Но публике приходится сопереживать драму мерзавца-дипломата, сочувствовать самопожертвованию его жены и радоваться благополучному окончанию.
Это нашей-то советской публике, воспитанной так, что у нас общественное сознание выше личного чувства! Представьте себе пьесу, где наша советская Марья Ивановна покрывала бы, спасала бы мужа, который проиграл на бегах казенные деньги, либо был провокатором в прежние времена, либо сотрудничал с немцами во время Отечественной войны!
А в пьесе «Идеальный муж» при постановке не учли, что автор пьесы как бы присутствует здесь и широким жестом указывает на своего героя:
— Вот он, «Идеальный муж»! Вот кого в парламент выбирают, вот кого в министры назначают, вот кто вершит судьбы нашей страны, кто говорит от ее имени! Продажная гадина, мерзавец, шпион! Стыд! Позор!
Не учли также того, что самое слово «муж» здесь использовано не по семейной линии, а по линии общественного положения. Речь идет не об измене жене, а об измене своему отечеству. Это заглавие, если переводить по смыслу и по содержанию, должно звучать так:
«Муж чести»,
или
«Муж совета»,
или
«Образцовый муж».
Все эти варианты в достаточной мере выражают отношение к сюжету пьесы!
Это и будет соответствовать не букве подлинника, а духу произведения.
Генрик Ибсен, как утверждают мемуаристы, смотрел свои пьесы на сцене крайне неохотно. По крайней мере, в зрелом возрасте, достигши мировой славы, он прекратил посещение театров.
Он говорил: «Я написал как хотел, а они, актеры, играют как могут».
Так пишет о нем один из друзей-мемуаристов.
Когда собеседники с недоумением его спрашивали, чем объяснить такую незаинтересованность в сценическом воплощении своих идей и образов, автор говорил, что он слишком ясно, слишком четко представляет себе жизнь своих героев и боится какого бы то ни было нарушения этой реальности. Например, если в квартире у Гельмеров (в пьесе «Кукольный дом») на стене будет ковер висеть не там, где висел «на самом деле», или подушки на диване будут не того цвета, какого были «на самом деле», — то уж тут ни о каком реализме для него и речи быть не может.
Можно ли установить единый стандарт для воплощения сценических произведений?
Возможно ли это, во-первых?
Желательно ли, во-вторых?
Мне кажется, что хорошую пьесу можно уподобить шахматной задаче, которая допускает не одно, а несколько решений, и, больше того, — чем больше решений, тем шире и выше ее художественная ценность. Важен победный исход.

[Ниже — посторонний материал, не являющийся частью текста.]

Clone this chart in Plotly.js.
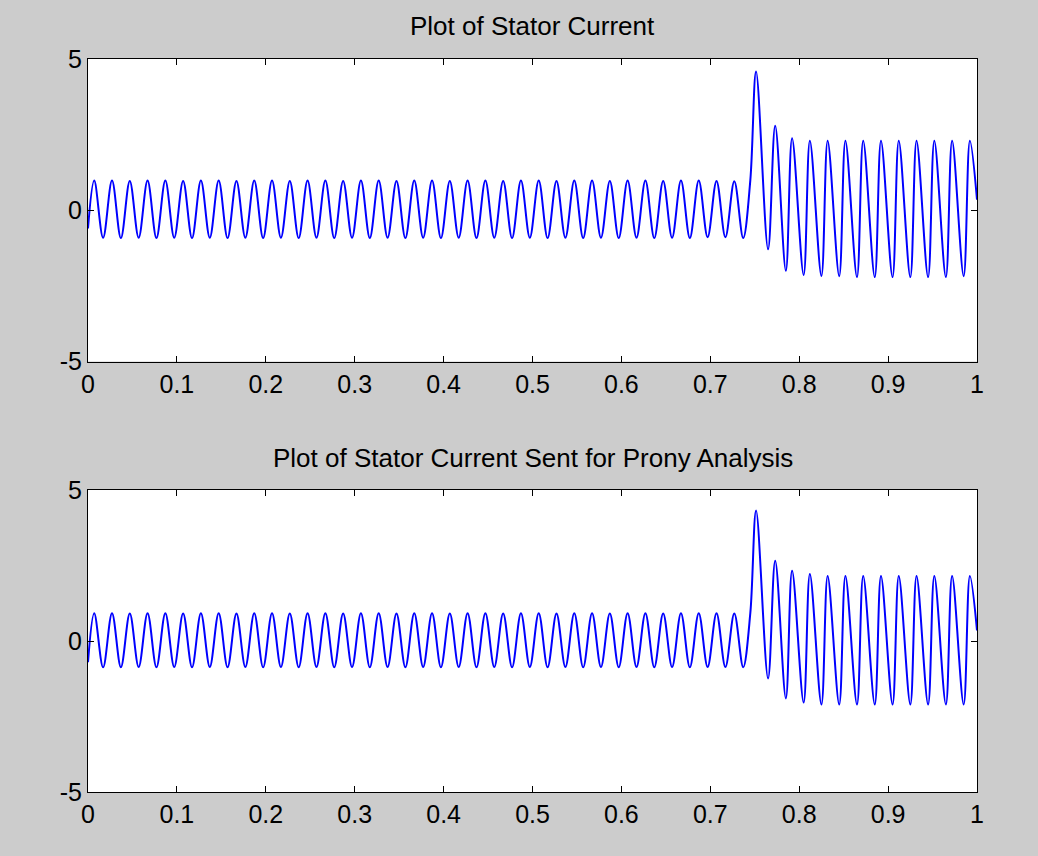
<!DOCTYPE html>
<html>
<head>
<meta charset="utf-8">
<script src="https://cdn.plot.ly/plotly-3.0.1.min.js"></script>
<style>
  html, body { margin: 0; padding: 0; background: #cccccc; }
  #chart { width: 1038px; height: 856px; }
</style>
</head>
<body>
<div id="chart"></div>
<script>
// Times (s) of the extrema (shared by both panels)
const timeS = [
  0,
  0.007, 0.017, 0.027, 0.037, 0.047, 0.057, 0.067, 0.077, 0.087, 0.097,
  0.107, 0.117, 0.127, 0.137, 0.147, 0.157, 0.167, 0.177, 0.187, 0.197,
  0.207, 0.217, 0.227, 0.237, 0.247, 0.257, 0.267, 0.277, 0.287, 0.297,
  0.307, 0.317, 0.327, 0.337, 0.347, 0.357, 0.367, 0.377, 0.387, 0.397,
  0.407, 0.417, 0.427, 0.437, 0.447, 0.457, 0.467, 0.477, 0.487, 0.497,
  0.507, 0.517, 0.527, 0.537, 0.547, 0.557, 0.567, 0.577, 0.587, 0.597,
  0.607, 0.617, 0.627, 0.637, 0.647, 0.657, 0.667, 0.677, 0.687, 0.697,
  0.707, 0.717, 0.727, 0.737,
  0.745, 0.7515, 0.765,
  0.773, 0.785, 0.792, 0.805, 0.812, 0.825, 0.832, 0.845, 0.852, 0.865,
  0.872, 0.885, 0.892, 0.905, 0.912, 0.925, 0.932, 0.945, 0.952, 0.965,
  0.972, 0.985, 0.992, 1.0
];

// Stator current (top panel)
const statorCurrent = [
  -0.6,
  0.98, -0.91, 0.98, -0.92, 0.97, -0.91, 0.98, -0.92, 0.98, -0.91,
  0.97, -0.92, 0.98, -0.91, 0.98, -0.92, 0.97, -0.91, 0.98, -0.92,
  0.98, -0.91, 0.97, -0.92, 0.98, -0.91, 0.98, -0.92, 0.97, -0.91,
  0.98, -0.92, 0.98, -0.91, 0.97, -0.92, 0.98, -0.91, 0.98, -0.92,
  0.97, -0.91, 0.98, -0.92, 0.98, -0.91, 0.97, -0.92, 0.98, -0.91,
  0.98, -0.92, 0.97, -0.91, 0.98, -0.92, 0.98, -0.91, 0.97, -0.92,
  0.98, -0.91, 0.98, -0.92, 0.97, -0.91, 0.98, -0.92, 0.98, -0.89,
  0.97, -0.89, 0.96, -0.92,
  0.99, 4.59, -1.29,
  2.79, -2.00, 2.38, -2.14, 2.30, -2.17, 2.30, -2.18, 2.30, -2.21,
  2.30, -2.21, 2.30, -2.21, 2.30, -2.21, 2.30, -2.21, 2.30, -2.21,
  2.30, -2.18, 2.30, 0.35
];

// Stator current sent for Prony analysis (bottom panel)
const pronyCurrent = [
  -0.7,
  0.92, -0.87, 0.92, -0.87, 0.91, -0.86, 0.92, -0.87, 0.92, -0.86,
  0.91, -0.87, 0.92, -0.86, 0.92, -0.87, 0.91, -0.86, 0.92, -0.87,
  0.92, -0.86, 0.91, -0.87, 0.92, -0.86, 0.92, -0.87, 0.91, -0.86,
  0.92, -0.87, 0.92, -0.86, 0.91, -0.87, 0.92, -0.86, 0.92, -0.87,
  0.91, -0.86, 0.92, -0.87, 0.92, -0.86, 0.91, -0.87, 0.92, -0.86,
  0.92, -0.87, 0.91, -0.86, 0.92, -0.87, 0.92, -0.86, 0.91, -0.87,
  0.92, -0.86, 0.92, -0.87, 0.91, -0.86, 0.92, -0.87, 0.92, -0.86,
  0.92, -0.86, 0.91, -0.87,
  0.92, 4.32, -1.24,
  2.66, -1.90, 2.33, -2.04, 2.22, -2.10, 2.15, -2.10, 2.15, -2.10,
  2.15, -2.10, 2.15, -2.10, 2.15, -2.10, 2.15, -2.10, 2.15, -2.10,
  2.15, -2.10, 2.15, 0.35
];

const panelTitles = ["Plot of Stator Current", "Plot of Stator Current Sent for Prony Analysis"];
const xTickValues = [0, 0.1, 0.2, 0.3, 0.4, 0.5, 0.6, 0.7, 0.8, 0.9, 1];
const xTickLabels = ["0", "0.1", "0.2", "0.3", "0.4", "0.5", "0.6", "0.7", "0.8", "0.9", "1"];
const yTickValues = [-5, 0, 5];
const yTickLabels = ["-5", "0", "5"];

const fontFamily = "Liberation Sans, Arial, sans-serif";
const lineStyle = { color: "#0000ff", width: 2, shape: "spline", smoothing: 1 };

const traces = [
  { x: timeS, y: statorCurrent, type: "scatter", mode: "lines", line: lineStyle, xaxis: "x", yaxis: "y", hoverinfo: "skip" },
  { x: timeS, y: pronyCurrent, type: "scatter", mode: "lines", line: lineStyle, xaxis: "x2", yaxis: "y2", hoverinfo: "skip" }
];

function xAxis(anchor) {
  return {
    anchor: anchor, domain: [0, 1], range: [0, 1],
    tickmode: "array", tickvals: xTickValues, ticktext: xTickLabels,
    ticks: "inside", ticklen: 6, tickwidth: 1, tickcolor: "#000",
    showline: true, linecolor: "#000", linewidth: 1, mirror: "ticks",
    showgrid: false, zeroline: false,
    tickfont: { family: fontFamily, size: 25, color: "#000" }
  };
}
function yAxis(anchor, domain) {
  return {
    anchor: anchor, domain: domain, range: [-5, 5],
    tickmode: "array", tickvals: yTickValues, ticktext: yTickLabels,
    ticks: "inside", ticklen: 6, tickwidth: 1, tickcolor: "#000",
    showline: true, linecolor: "#000", linewidth: 1, mirror: "ticks",
    showgrid: false, zeroline: false,
    tickfont: { family: fontFamily, size: 25, color: "#000" }
  };
}

const layout = {
  width: 1038, height: 856,
  paper_bgcolor: "#cccccc", plot_bgcolor: "#ffffff",
  margin: { l: 88, r: 61, t: 59, b: 64, pad: 0 },
  showlegend: false,
  xaxis: xAxis("y"),
  yaxis: yAxis("x", [0.5873, 1]),
  xaxis2: xAxis("y2"),
  yaxis2: yAxis("x2", [0, 0.412]),
  annotations: [
    { text: panelTitles[0], xref: "paper", yref: "paper", x: 0.5, y: 1.045, xanchor: "center", yanchor: "middle",
      showarrow: false, font: { family: fontFamily, size: 26, color: "#000" } },
    { text: panelTitles[1], xref: "paper", yref: "paper", x: 0.5, y: 0.4557, xanchor: "center", yanchor: "middle",
      showarrow: false, font: { family: fontFamily, size: 26, color: "#000" } }
  ]
};

Plotly.newPlot("chart", traces, layout, { displayModeBar: false, staticPlot: true });
</script>
</body>
</html>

Различные трактовки мировых образов нисколько не искажают, а, напротив, развивают авторский замысел, насыщая его, углубляя и приближая к зрителю-потомку.
Существуют, как известно, две трактовки Шейлока. Одна из них (немецкая) изображает венецианского ростовщика кровожадным, злобным и мстительным извергом, достойным поругания и осмеяния. Другая (английская трактовка) на фоне беспутной и развращенной возрожденческой молодежи видит в нем, в Шейлоке, вполне порядочного, патриархального в домашнем кругу, по-своему честного (как может быть честен ростовщик) и безусловно принципиального мстителя за угнетение и поругание своего народа.